Borodino Field 1812 & 1941
Borodino Field 1812 & 1941
The name Borodino Field resonates with patriotism and Mother Russia for Russians. The battle in September 1812 is known to most as one of the epic climaxes in Tolstoy’s War and Peace. Napoleon’s pyrrhic victory there took the French Grande Armée to the gates of Moscow and on to catastrophe during the subsequent winter. Another lesser known, but equally bitter battle was fought at Borodino Field in October 1941. This time Hitler’s SS and panzers came up against elite Soviet Siberian troops defending Stalin’s Moscow. Remarkably, they fought in the same woods and gullies that follow the line of the Koloch River flowing through the middle of the historic battlefield. Tsarist and Soviet troops twice faced invaders here, coming from the west in 1812, and again in 1941. Only rarely in the history of human conflict do key battles occur in the same place.

Both armies, marched the same routes, led by men who expected and demanded the impossible. Fascinating parallels and contrasts emerge in the narrative because Napoleon and Hitler both thought and acted outside their respective conventional military boxes. The immense size of the Russian continent with its contrasts in climate led to unendurable physical and mental privation for soldiers fighting a tenacious enemy in dismaying conditions. Napoleon’s armies marched and counter-marched in 1812, fighting intermittently as they advanced. Hitler’s Wehrmacht faced fanatical resistance from the moment they crossed the frontier. Fighting bitterly contested Russian pockets to extinction in 1941, unlike the French 1812 narrative, meant the average German soldier spent more time actually defending than attacking.

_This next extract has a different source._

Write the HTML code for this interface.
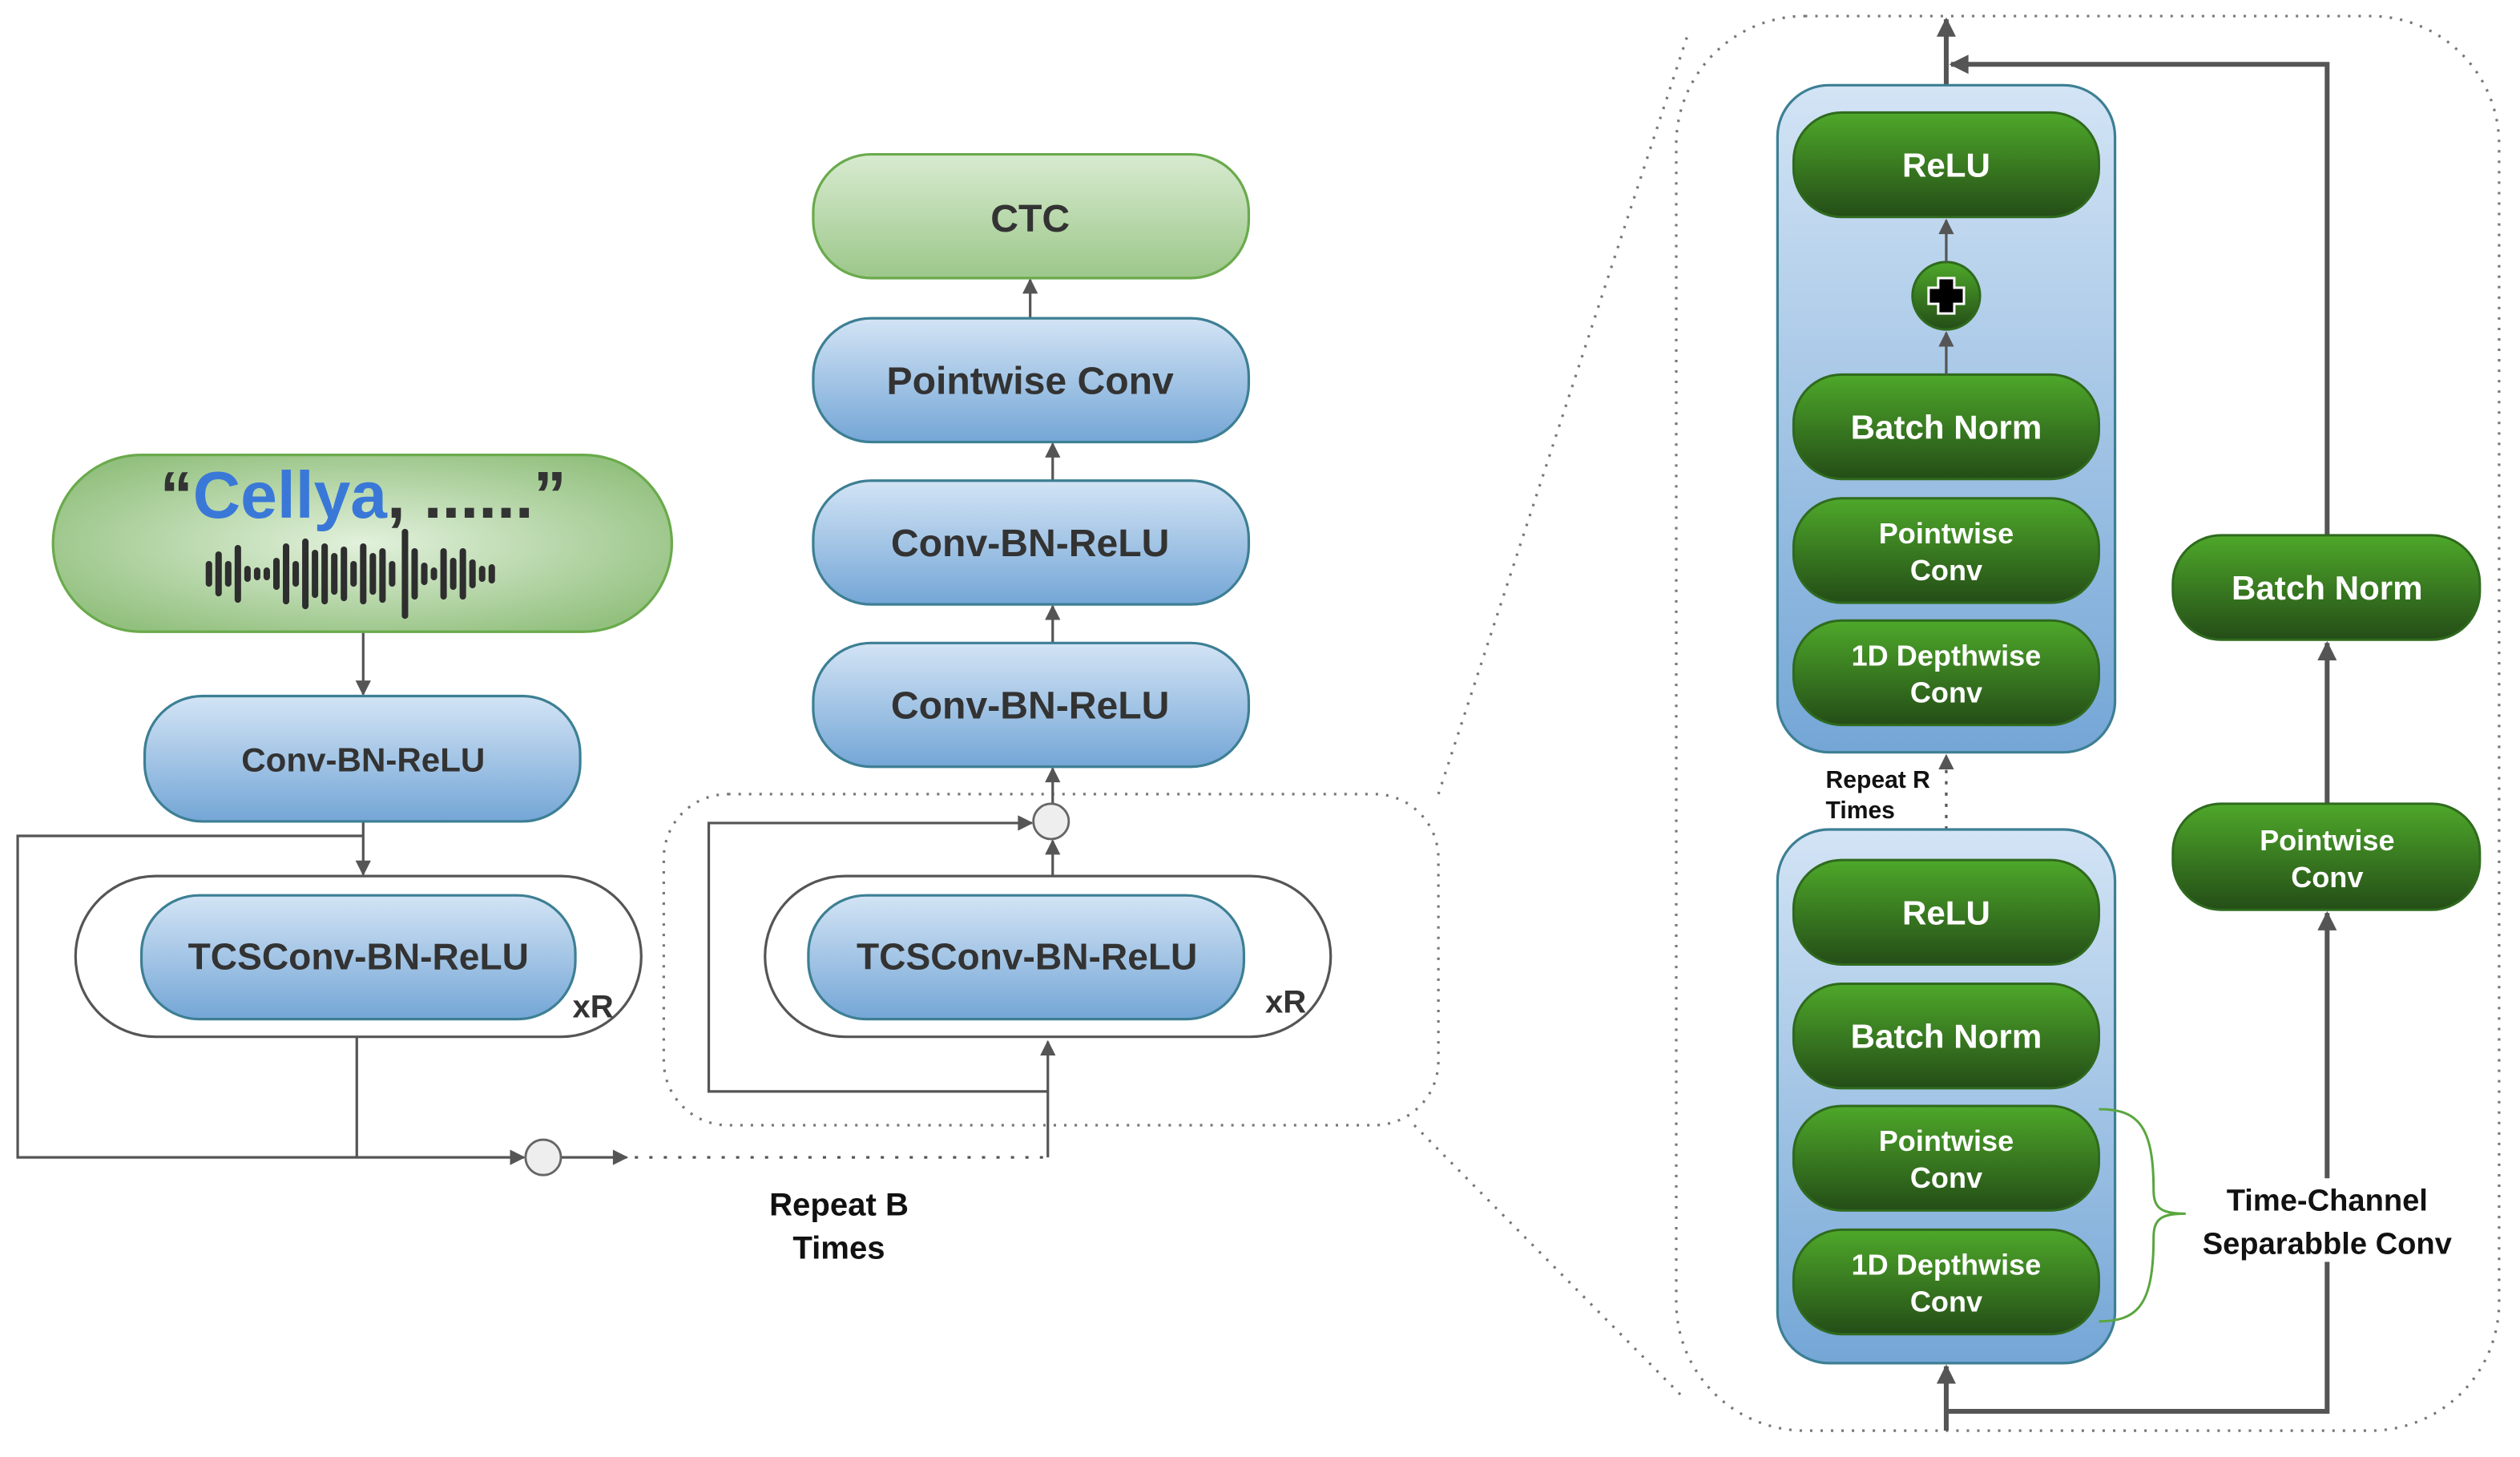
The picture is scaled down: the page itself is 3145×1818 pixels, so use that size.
<!DOCTYPE html>
<html><head><meta charset="utf-8"><style>html,body{margin:0;padding:0;background:#fff}svg{display:block}</style></head>
<body>
<svg width="3145" height="1818" viewBox="0 0 1568 906.4" preserveAspectRatio="none" xmlns="http://www.w3.org/2000/svg" font-family="Liberation Sans, Arial, sans-serif" font-weight="bold">
<defs>
<linearGradient id="blue" x1="0" y1="0" x2="0" y2="1"><stop offset="0" stop-color="#d3e4f5"/><stop offset="1" stop-color="#74a6d6"/></linearGradient>
<linearGradient id="green" x1="0" y1="0" x2="0" y2="1"><stop offset="0" stop-color="#4ea82a"/><stop offset="1" stop-color="#244d17"/></linearGradient>
<linearGradient id="lgreen" x1="0" y1="0" x2="0" y2="1"><stop offset="0" stop-color="#d8ebd0"/><stop offset="1" stop-color="#9cc78a"/></linearGradient>
<radialGradient id="rgreen" cx="0.5" cy="0.5" r="0.6"><stop offset="0" stop-color="#e2f1dc"/><stop offset="1" stop-color="#92c07e"/></radialGradient>
<marker id="ar" viewBox="0 0 10 10" refX="9" refY="5" markerWidth="6.5" markerHeight="6" orient="auto-start-reverse"><path d="M0,0 L10,5 L0,10 z" fill="#555"/></marker>
<marker id="ar2" viewBox="0 0 10 10" refX="9" refY="5" markerWidth="4.5" markerHeight="4" orient="auto-start-reverse"><path d="M0,0 L10,5 L0,10 z" fill="#555"/></marker>
</defs>
<g stroke="#555" stroke-width="1.6" fill="none">
<rect x="413" y="494" width="482" height="206" rx="40" stroke-dasharray="1.5 5" stroke="#777"/>
<rect x="1043" y="10" width="512" height="880" rx="80" stroke-dasharray="1.5 5" stroke="#777"/>
<line x1="895" y1="494" x2="1050" y2="22" stroke-dasharray="1.5 5" stroke="#777"/>
<line x1="880" y1="700" x2="1046" y2="868" stroke-dasharray="1.5 5" stroke="#777"/>
<line x1="226" y1="393" x2="226" y2="432" marker-end="url(#ar)"/>
<line x1="226" y1="511" x2="226" y2="544" marker-end="url(#ar)"/>
<polyline points="226,520 11,520 11,720 326,720" marker-end="url(#ar)"/>
<line x1="222" y1="645" x2="222" y2="720"/>
<rect x="47" y="545" width="352" height="100" rx="50"/>
<line x1="349" y1="720" x2="390" y2="720" marker-end="url(#ar)"/>
<line x1="395" y1="720" x2="652" y2="720" stroke-dasharray="2 7"/>
<line x1="652" y1="720" x2="652" y2="648" marker-end="url(#ar)"/>
<polyline points="652,679 441,679 441,512 642,512" marker-end="url(#ar)"/>
<rect x="476" y="545" width="352" height="100" rx="50"/>
<line x1="655" y1="545" x2="655" y2="523" marker-end="url(#ar)"/>
<line x1="655" y1="500" x2="655" y2="478" marker-end="url(#ar)"/>
<line x1="655" y1="400" x2="655" y2="377" marker-end="url(#ar)"/>
<line x1="655" y1="299" x2="655" y2="276" marker-end="url(#ar)"/>
<line x1="641" y1="198" x2="641" y2="174" marker-end="url(#ar)"/>
<line x1="1211" y1="53" x2="1211" y2="12" stroke-width="3" marker-end="url(#ar2)"/>
<polyline points="1448,333 1448,40 1214,40" stroke-width="3" marker-end="url(#ar2)"/>
<line x1="1448" y1="500" x2="1448" y2="400" stroke-width="3" marker-end="url(#ar2)"/>
<polyline points="1211,878 1448,878 1448,568" stroke-width="3" marker-end="url(#ar2)"/>
<line x1="1211" y1="890" x2="1211" y2="850" stroke-width="3" marker-end="url(#ar2)"/>
<line x1="1211" y1="516" x2="1211" y2="470" stroke-dasharray="2 5" marker-end="url(#ar)"/>
</g>
<rect x="33" y="283" width="385" height="110" rx="55" fill="url(#rgreen)" stroke="#6aaa4c" stroke-width="1.6"/>
<text x="226" y="322" text-anchor="middle" font-size="41"><tspan fill="#333">“</tspan><tspan fill="#3a78d8">Cellya</tspan><tspan fill="#333">, ......”</tspan></text>
<g fill="#2e2e2e">
<rect x="128" y="349" width="4" height="16" rx="2"/><rect x="134" y="343" width="4" height="28" rx="2"/><rect x="140" y="349" width="4" height="16" rx="2"/><rect x="146" y="339" width="4" height="36" rx="2"/><rect x="152" y="352" width="4" height="10" rx="2"/><rect x="158" y="353" width="4" height="8" rx="2"/><rect x="164" y="353" width="4" height="8" rx="2"/><rect x="170" y="347" width="4" height="20" rx="2"/><rect x="176" y="338" width="4" height="38" rx="2"/><rect x="182" y="349" width="4" height="16" rx="2"/><rect x="188" y="335" width="4" height="44" rx="2"/><rect x="194" y="342" width="4" height="30" rx="2"/><rect x="200" y="338" width="4" height="38" rx="2"/><rect x="206" y="344" width="4" height="26" rx="2"/><rect x="212" y="340" width="4" height="34" rx="2"/><rect x="218" y="349" width="4" height="16" rx="2"/><rect x="224" y="338" width="4" height="38" rx="2"/><rect x="230" y="344" width="4" height="26" rx="2"/><rect x="236" y="341" width="4" height="34" rx="2"/><rect x="242" y="349" width="4" height="16" rx="2"/><rect x="250" y="329" width="4" height="56" rx="2"/><rect x="256" y="341" width="4" height="32" rx="2"/><rect x="262" y="350" width="4" height="14" rx="2"/><rect x="268" y="353" width="4" height="8" rx="2"/><rect x="274" y="341" width="4" height="32" rx="2"/><rect x="280" y="347" width="4" height="20" rx="2"/><rect x="286" y="341" width="4" height="32" rx="2"/><rect x="292" y="348" width="4" height="18" rx="2"/><rect x="298" y="352" width="4" height="10" rx="2"/><rect x="304" y="351" width="4" height="12" rx="2"/>
</g>
<g stroke="#3d7f94" stroke-width="1.6" fill="url(#blue)">
<rect x="90" y="433" width="271" height="78" rx="36"/>
<rect x="88" y="557" width="270" height="77" rx="36"/>
<rect x="503" y="557" width="271" height="77" rx="36"/>
<rect x="506" y="400" width="271" height="77" rx="36"/>
<rect x="506" y="299" width="271" height="77" rx="36"/>
<rect x="506" y="198" width="271" height="77" rx="36"/>
<rect x="1106" y="53" width="210" height="415" rx="32"/>
<rect x="1106" y="516" width="210" height="332" rx="32"/>
</g>
<rect x="506" y="96" width="271" height="77" rx="36" fill="url(#lgreen)" stroke="#6aaa4c" stroke-width="1.6"/>
<g fill="#333" text-anchor="middle">
<text x="226" y="480" font-size="21">Conv-BN-ReLU</text>
<text x="223" y="603" font-size="23">TCSConv-BN-ReLU</text>
<text x="639" y="603" font-size="23">TCSConv-BN-ReLU</text>
<text x="641" y="447" font-size="24">Conv-BN-ReLU</text>
<text x="641" y="346" font-size="24">Conv-BN-ReLU</text>
<text x="641" y="245" font-size="24">Pointwise Conv</text>
<text x="641" y="144" font-size="24">CTC</text>
<text x="369" y="633" font-size="20">xR</text>
<text x="800" y="630" font-size="20">xR</text>
</g>
<g fill="#eee" stroke="#666" stroke-width="1.4"><circle cx="338" cy="720" r="11"/><circle cx="654" cy="511" r="11"/></g>
<rect x="1364" y="733" width="170" height="52" fill="#fff"/>
<g fill="#111" font-size="20" text-anchor="middle">
<text x="522" y="756">Repeat B</text><text x="522" y="783">Times</text>
<text x="1448" y="753" font-size="19">Time-Channel</text><text x="1448" y="780" font-size="19">Separabble Conv</text>
<text x="1136" y="490" font-size="15" text-anchor="start">Repeat R</text><text x="1136" y="509" font-size="15" text-anchor="start">Times</text>
</g>
<path d="M1306,690 C1330,690 1340,700 1340,740 C1340,752 1345,755 1360,755 M1306,822 C1330,822 1340,812 1340,770 C1340,758 1345,755 1360,755" fill="none" stroke="#5aa640" stroke-width="1.5"/>
<g stroke="#2f6a1e" stroke-width="1.5" fill="url(#green)">
<rect x="1116" y="70" width="190" height="65" rx="30"/>
<rect x="1116" y="233" width="190" height="65" rx="30"/>
<rect x="1116" y="310" width="190" height="65" rx="30"/>
<rect x="1116" y="386" width="190" height="65" rx="30"/>
<rect x="1116" y="535" width="190" height="65" rx="30"/>
<rect x="1116" y="612" width="190" height="65" rx="30"/>
<rect x="1116" y="688" width="190" height="65" rx="30"/>
<rect x="1116" y="765" width="190" height="65" rx="30"/>
<rect x="1352" y="333" width="191" height="65" rx="30"/>
<rect x="1352" y="500" width="191" height="66" rx="30"/>
<circle cx="1211" cy="184" r="21"/>
</g>
<g stroke="#555" stroke-width="1.6"><line x1="1211" y1="163" x2="1211" y2="137" marker-end="url(#ar)"/><line x1="1211" y1="233" x2="1211" y2="207" marker-end="url(#ar)"/></g>
<path d="M1206,173 h10 v6 h6 v10 h-6 v6 h-10 v-6 h-6 v-10 h6 z" fill="#000" stroke="#fff" stroke-width="1.5"/>
<g fill="#fff" font-size="21" text-anchor="middle">
<text x="1211" y="110">ReLU</text>
<text x="1211" y="273">Batch Norm</text>
<text x="1211" y="575">ReLU</text>
<text x="1211" y="652">Batch Norm</text>
<text x="1448" y="373">Batch Norm</text>
</g>
<g fill="#fff" font-size="18" text-anchor="middle">
<text x="1211" y="338">Pointwise</text><text x="1211" y="361">Conv</text>
<text x="1211" y="414">1D Depthwise</text><text x="1211" y="437">Conv</text>
<text x="1211" y="716">Pointwise</text><text x="1211" y="739">Conv</text>
<text x="1211" y="793">1D Depthwise</text><text x="1211" y="816">Conv</text>
<text x="1448" y="529">Pointwise</text><text x="1448" y="552">Conv</text>
</g>
</svg>
</body></html>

The fight at Borodino Field is the enthralling battlefield climax, with both the 1812 and 1941 invaders running out of steam at the final approach to Moscow. Today this 11,000-hectare site is regarded as a memorial to those who protected the Russian motherland. Some 50,000 soldier’s remains are interred beneath this ground, including men from Russia, Ukraine, Belorussia, Poland, Germany, Spain, Italy, Croatia and Portugal. Most of Europe has fought against Russia, which is why the name Borodino resonates so much with Russians now. Borodino Field 1812/1941 describes the experiences of soldiers in Russia through their own words, giving insights why this site has such emotional resonance today, drawing on their letters, diary and newly emerged personal accounts. The book tells how the soldiers got there, the battle they fought and the winter they endured, which many would not survive.
This is an original approach to two iconic campaigns that have altered the course of Russian history, and partly explains Russia’s suspicions of the west.